> _Task_: Transcribe each of the records below exactly, excluding all pictures.

> _Records for processing_:
------

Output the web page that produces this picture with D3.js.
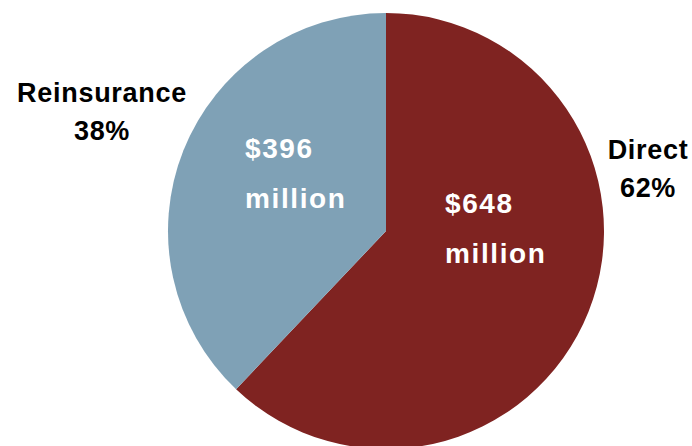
<!DOCTYPE html>
<html>
<head>
<meta charset="utf-8">
<script src="https://cdn.jsdelivr.net/npm/d3@7/dist/d3.min.js"></script>
<style>
  body { margin: 0; background: #fff; }
  text { font-family: "Liberation Sans", Arial, sans-serif; font-weight: bold; }
</style>
</head>
<body>
<svg id="chart" width="692" height="446"></svg>
<script>
// data
const categories = ["Direct", "Reinsurance"];
const values = [648, 396];            // $ million
const amountLabels = ["$648", "$396"];
const colors = ["#7f2321", "#7fa1b6"];

const width = 692, height = 446;
const cx = 386, cy = 231, radius = 218;

// where each slice's text goes, offsets from the pie centre
const outerPos = [{x: 262, y: -72}, {x: -284, y: -129}];
const innerPos = [{x: 59, y: -18}, {x: -141, y: -73}];

const svg = d3.select("#chart");
const g = svg.append("g")
    .attr("transform", "translate(" + cx + "," + cy + ")");

const total = d3.sum(values);
const pie = d3.pie().sort(null).value(d => d)(values);
const arc = d3.arc().innerRadius(0).outerRadius(radius);

g.selectAll("path.slice")
    .data(pie)
    .enter()
    .append("path")
    .attr("class", "slice")
    .attr("d", arc)
    .attr("fill", (d, i) => colors[i]);

// category name + percent, outside the pie
const outer = g.selectAll("text.outer")
    .data(pie)
    .enter()
    .append("text")
    .attr("class", "outer")
    .attr("text-anchor", "middle")
    .style("font-size", "27px")
    .style("letter-spacing", "0.7px")
    .attr("fill", "#000");
outer.append("tspan")
    .attr("x", (d, i) => outerPos[i].x)
    .attr("y", (d, i) => outerPos[i].y)
    .text((d, i) => categories[i]);
outer.append("tspan")
    .attr("x", (d, i) => outerPos[i].x)
    .attr("y", (d, i) => outerPos[i].y + 38)
    .text(d => Math.round(d.value / total * 100) + "%");

// dollar amount inside the slice
const inner = g.selectAll("text.inner")
    .data(pie)
    .enter()
    .append("text")
    .attr("class", "inner")
    .attr("text-anchor", "start")
    .style("font-size", "28px")
    .style("letter-spacing", "1.6px")
    .attr("fill", "#fff");
inner.append("tspan")
    .attr("x", (d, i) => innerPos[i].x)
    .attr("y", (d, i) => innerPos[i].y)
    .text((d, i) => amountLabels[i]);
inner.append("tspan")
    .attr("x", (d, i) => innerPos[i].x)
    .attr("y", (d, i) => innerPos[i].y + 50)
    .text("million");
</script>
</body>
</html>
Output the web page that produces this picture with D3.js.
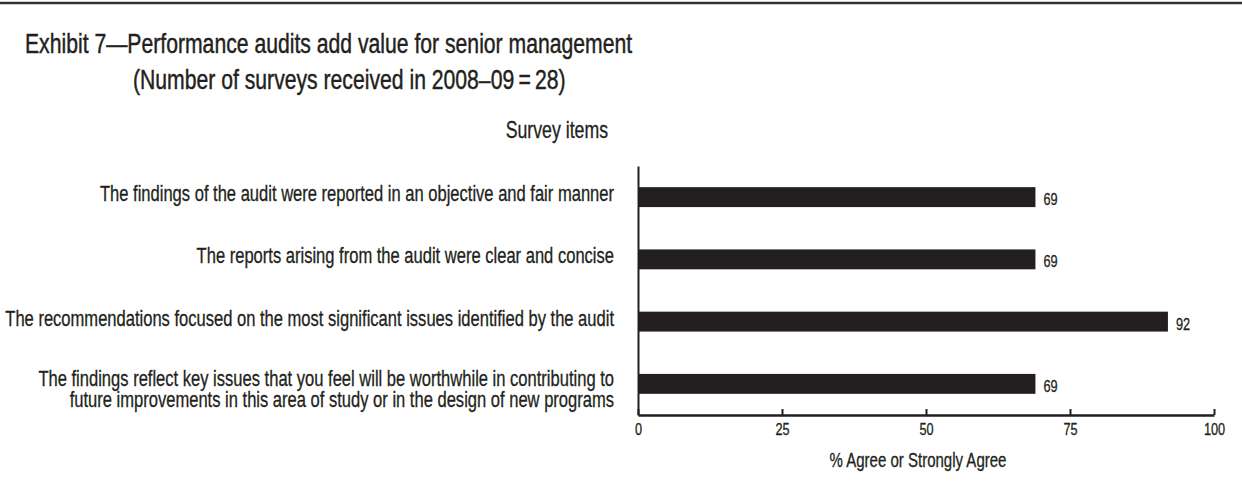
<!DOCTYPE html>
<html>
<head>
<meta charset="utf-8">
<script src="https://cdn.jsdelivr.net/npm/d3@7"></script>
<style>
  html, body { margin: 0; padding: 0; background: #fff; }
  svg { display: block; }
  text { font-family: "Liberation Sans", Arial, sans-serif; fill: #231f20; stroke: #231f20; stroke-width: 0.3px; }
  text.title { stroke-width: 0.45px; }
</style>
</head>
<body>
<svg id="chart" width="1242" height="498"></svg>
<script>
// Survey items (each entry holds the lines of its label)
const items = [
  ["The findings of the audit were reported in an objective and fair manner"],
  ["The reports arising from the audit were clear and concise"],
  ["The recommendations focused on the most significant issues identified by the audit"],
  ["The findings reflect key issues that you feel will be worthwhile in contributing to",
   "future improvements in this area of study or in the design of new programs"]
];
// Share of respondents who agree or strongly agree (%)
const agreePct = [69, 69, 92, 69];
const tickValues = [0, 25, 50, 75, 100];

const titleLines = [
  "Exhibit 7\u2014Performance audits add value for senior management",
  "(Number of surveys received in 2008\u201309\u2009=\u200928)"
];
const itemsHeading = "Survey items";
const xAxisTitle = "% Agree or Strongly Agree";

const ink = "#231f20";
// Horizontal squeeze giving the narrow, condensed letterforms
const condense = 0.77;

const svg = d3.select("#chart");

// Places a text at (x, y) with condensed glyphs, scaling about its anchor
function placeCondensed(sel, x, y) {
  sel.attr("x", 0).attr("y", 0)
    .attr("transform", (d, i) => {
      const px = typeof x === "function" ? x(d, i) : x;
      const py = typeof y === "function" ? y(d, i) : y;
      return `translate(${px},${py}) scale(${condense},1)`;
    });
}

// Rule across the top of the exhibit
svg.append("line")
  .attr("x1", 0).attr("x2", 1242)
  .attr("y1", 3).attr("y2", 3)
  .attr("stroke", "#333").attr("stroke-width", 2.5);

// Title block: first line flush left, second line indented
svg.append("g").selectAll("text")
  .data(titleLines)
  .join("text")
  .attr("class", "title")
  .attr("text-anchor", "start")
  .style("font-size", "27.5px")
  .text(d => d)
  .call(placeCondensed, (d, i) => (i === 0 ? 25 : 133), (d, i) => 53 + i * 36);

const margin = { left: 638, right: 1214, top: 166, bottom: 415 };

const x = d3.scaleLinear().domain([0, 100]).range([margin.left, margin.right]);
const y = d3.scaleBand()
  .domain(d3.range(items.length))
  .range([margin.top, margin.bottom])
  .paddingInner(0.68)
  .paddingOuter(0.34);

// Heading above the item labels
svg.append("text")
  .attr("text-anchor", "end")
  .style("font-size", "23px")
  .text(itemsHeading)
  .call(placeCondensed, 608, 138);

// Bars
svg.append("g").selectAll("rect")
  .data(agreePct)
  .join("rect")
  .attr("x", x(0))
  .attr("y", (d, i) => y(i))
  .attr("width", d => x(d) - x(0))
  .attr("height", y.bandwidth())
  .attr("fill", ink);

// Value labels
svg.append("g").selectAll("text")
  .data(agreePct)
  .join("text")
  .style("font-size", "16.5px")
  .text(d => d)
  .call(placeCondensed, d => x(d) + 8, (d, i) => y(i) + y.bandwidth() / 2 + 8);

// Item labels, right-aligned beside the vertical axis
const labelG = svg.append("g");
items.forEach((lines, i) => {
  const cy = y(i) + y.bandwidth() / 2;
  const firstBaseline = cy + (lines.length > 1 ? 2.5 : 4);
  const t = labelG.append("text")
    .attr("text-anchor", "end")
    .style("font-size", "21.5px")
    .attr("transform", `translate(614,${firstBaseline}) scale(${condense},1)`);
  lines.forEach((ln, j) => {
    t.append("tspan")
      .attr("x", 0)
      .attr("y", j * 20.5)
      .text(ln);
  });
});

// Vertical axis line
const yAxis = svg.append("g")
  .attr("transform", `translate(${margin.left},0)`)
  .call(d3.axisLeft(d3.scaleLinear().range([margin.top, margin.bottom])).ticks(0).tickSize(0));
yAxis.select(".domain").attr("stroke", ink).attr("stroke-width", 2);

// Horizontal axis with ticks pointing up
const xAxis = svg.append("g")
  .attr("transform", `translate(0,${margin.bottom})`)
  .call(d3.axisBottom(x).tickValues(tickValues).tickSizeInner(-6).tickSizeOuter(0).tickPadding(8));
xAxis.select(".domain").attr("stroke", ink).attr("stroke-width", 2.5);
xAxis.selectAll(".tick line").attr("stroke", ink).attr("stroke-width", 2);
xAxis.selectAll(".tick text")
  .style("font-size", "16.5px")
  .style("font-family", "\"Liberation Sans\", Arial, sans-serif")
  .attr("fill", ink)
  .attr("transform", `scale(${condense},1)`);

// Axis title
svg.append("text")
  .attr("text-anchor", "middle")
  .style("font-size", "19.5px")
  .text(xAxisTitle)
  .call(placeCondensed, 918, 467);
</script>
</body>
</html>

------

> _Written solution_:
Output the web page that produces this picture with D3.js.
<!DOCTYPE html>
<html>
<head>
<meta charset="utf-8">
<script src="https://cdn.jsdelivr.net/npm/d3@7/dist/d3.min.js"></script>
<style>
  body { margin: 0; background: #fff; }
  text { font-family: "Liberation Sans", Arial, sans-serif; font-weight: bold; }
</style>
</head>
<body>
<svg id="chart" width="692" height="446"></svg>
<script>
// data
const categories = ["Direct", "Reinsurance"];
const values = [648, 396];            // $ million
const amountLabels = ["$648", "$396"];
const colors = ["#7f2321", "#7fa1b6"];

const width = 692, height = 446;
const cx = 386, cy = 231, radius = 218;

// where each slice's text goes, offsets from the pie centre
const outerPos = [{x: 262, y: -72}, {x: -284, y: -129}];
const innerPos = [{x: 59, y: -18}, {x: -141, y: -73}];

const svg = d3.select("#chart");
const g = svg.append("g")
    .attr("transform", "translate(" + cx + "," + cy + ")");

const total = d3.sum(values);
const pie = d3.pie().sort(null).value(d => d)(values);
const arc = d3.arc().innerRadius(0).outerRadius(radius);

g.selectAll("path.slice")
    .data(pie)
    .enter()
    .append("path")
    .attr("class", "slice")
    .attr("d", arc)
    .attr("fill", (d, i) => colors[i]);

// category name + percent, outside the pie
const outer = g.selectAll("text.outer")
    .data(pie)
    .enter()
    .append("text")
    .attr("class", "outer")
    .attr("text-anchor", "middle")
    .style("font-size", "27px")
    .style("letter-spacing", "0.7px")
    .attr("fill", "#000");
outer.append("tspan")
    .attr("x", (d, i) => outerPos[i].x)
    .attr("y", (d, i) => outerPos[i].y)
    .text((d, i) => categories[i]);
outer.append("tspan")
    .attr("x", (d, i) => outerPos[i].x)
    .attr("y", (d, i) => outerPos[i].y + 38)
    .text(d => Math.round(d.value / total * 100) + "%");

// dollar amount inside the slice
const inner = g.selectAll("text.inner")
    .data(pie)
    .enter()
    .append("text")
    .attr("class", "inner")
    .attr("text-anchor", "start")
    .style("font-size", "28px")
    .style("letter-spacing", "1.6px")
    .attr("fill", "#fff");
inner.append("tspan")
    .attr("x", (d, i) => innerPos[i].x)
    .attr("y", (d, i) => innerPos[i].y)
    .text((d, i) => amountLabels[i]);
inner.append("tspan")
    .attr("x", (d, i) => innerPos[i].x)
    .attr("y", (d, i) => innerPos[i].y + 50)
    .text("million");
</script>
</body>
</html>
Output the web page that produces this picture with D3.js.
<!DOCTYPE html>
<html>
<head>
<meta charset="utf-8">
<script src="https://cdn.jsdelivr.net/npm/d3@7"></script>
<style>
  html, body { margin: 0; padding: 0; background: #fff; }
  svg { display: block; }
  text { font-family: "Liberation Sans", Arial, sans-serif; fill: #231f20; stroke: #231f20; stroke-width: 0.3px; }
  text.title { stroke-width: 0.45px; }
</style>
</head>
<body>
<svg id="chart" width="1242" height="498"></svg>
<script>
// Survey items (each entry holds the lines of its label)
const items = [
  ["The findings of the audit were reported in an objective and fair manner"],
  ["The reports arising from the audit were clear and concise"],
  ["The recommendations focused on the most significant issues identified by the audit"],
  ["The findings reflect key issues that you feel will be worthwhile in contributing to",
   "future improvements in this area of study or in the design of new programs"]
];
// Share of respondents who agree or strongly agree (%)
const agreePct = [69, 69, 92, 69];
const tickValues = [0, 25, 50, 75, 100];

const titleLines = [
  "Exhibit 7\u2014Performance audits add value for senior management",
  "(Number of surveys received in 2008\u201309\u2009=\u200928)"
];
const itemsHeading = "Survey items";
const xAxisTitle = "% Agree or Strongly Agree";

const ink = "#231f20";
// Horizontal squeeze giving the narrow, condensed letterforms
const condense = 0.77;

const svg = d3.select("#chart");

// Places a text at (x, y) with condensed glyphs, scaling about its anchor
function placeCondensed(sel, x, y) {
  sel.attr("x", 0).attr("y", 0)
    .attr("transform", (d, i) => {
      const px = typeof x === "function" ? x(d, i) : x;
      const py = typeof y === "function" ? y(d, i) : y;
      return `translate(${px},${py}) scale(${condense},1)`;
    });
}

// Rule across the top of the exhibit
svg.append("line")
  .attr("x1", 0).attr("x2", 1242)
  .attr("y1", 3).attr("y2", 3)
  .attr("stroke", "#333").attr("stroke-width", 2.5);

// Title block: first line flush left, second line indented
svg.append("g").selectAll("text")
  .data(titleLines)
  .join("text")
  .attr("class", "title")
  .attr("text-anchor", "start")
  .style("font-size", "27.5px")
  .text(d => d)
  .call(placeCondensed, (d, i) => (i === 0 ? 25 : 133), (d, i) => 53 + i * 36);

const margin = { left: 638, right: 1214, top: 166, bottom: 415 };

const x = d3.scaleLinear().domain([0, 100]).range([margin.left, margin.right]);
const y = d3.scaleBand()
  .domain(d3.range(items.length))
  .range([margin.top, margin.bottom])
  .paddingInner(0.68)
  .paddingOuter(0.34);

// Heading above the item labels
svg.append("text")
  .attr("text-anchor", "end")
  .style("font-size", "23px")
  .text(itemsHeading)
  .call(placeCondensed, 608, 138);

// Bars
svg.append("g").selectAll("rect")
  .data(agreePct)
  .join("rect")
  .attr("x", x(0))
  .attr("y", (d, i) => y(i))
  .attr("width", d => x(d) - x(0))
  .attr("height", y.bandwidth())
  .attr("fill", ink);

// Value labels
svg.append("g").selectAll("text")
  .data(agreePct)
  .join("text")
  .style("font-size", "16.5px")
  .text(d => d)
  .call(placeCondensed, d => x(d) + 8, (d, i) => y(i) + y.bandwidth() / 2 + 8);

// Item labels, right-aligned beside the vertical axis
const labelG = svg.append("g");
items.forEach((lines, i) => {
  const cy = y(i) + y.bandwidth() / 2;
  const firstBaseline = cy + (lines.length > 1 ? 2.5 : 4);
  const t = labelG.append("text")
    .attr("text-anchor", "end")
    .style("font-size", "21.5px")
    .attr("transform", `translate(614,${firstBaseline}) scale(${condense},1)`);
  lines.forEach((ln, j) => {
    t.append("tspan")
      .attr("x", 0)
      .attr("y", j * 20.5)
      .text(ln);
  });
});

// Vertical axis line
const yAxis = svg.append("g")
  .attr("transform", `translate(${margin.left},0)`)
  .call(d3.axisLeft(d3.scaleLinear().range([margin.top, margin.bottom])).ticks(0).tickSize(0));
yAxis.select(".domain").attr("stroke", ink).attr("stroke-width", 2);

// Horizontal axis with ticks pointing up
const xAxis = svg.append("g")
  .attr("transform", `translate(0,${margin.bottom})`)
  .call(d3.axisBottom(x).tickValues(tickValues).tickSizeInner(-6).tickSizeOuter(0).tickPadding(8));
xAxis.select(".domain").attr("stroke", ink).attr("stroke-width", 2.5);
xAxis.selectAll(".tick line").attr("stroke", ink).attr("stroke-width", 2);
xAxis.selectAll(".tick text")
  .style("font-size", "16.5px")
  .style("font-family", "\"Liberation Sans\", Arial, sans-serif")
  .attr("fill", ink)
  .attr("transform", `scale(${condense},1)`);

// Axis title
svg.append("text")
  .attr("text-anchor", "middle")
  .style("font-size", "19.5px")
  .text(xAxisTitle)
  .call(placeCondensed, 918, 467);
</script>
</body>
</html>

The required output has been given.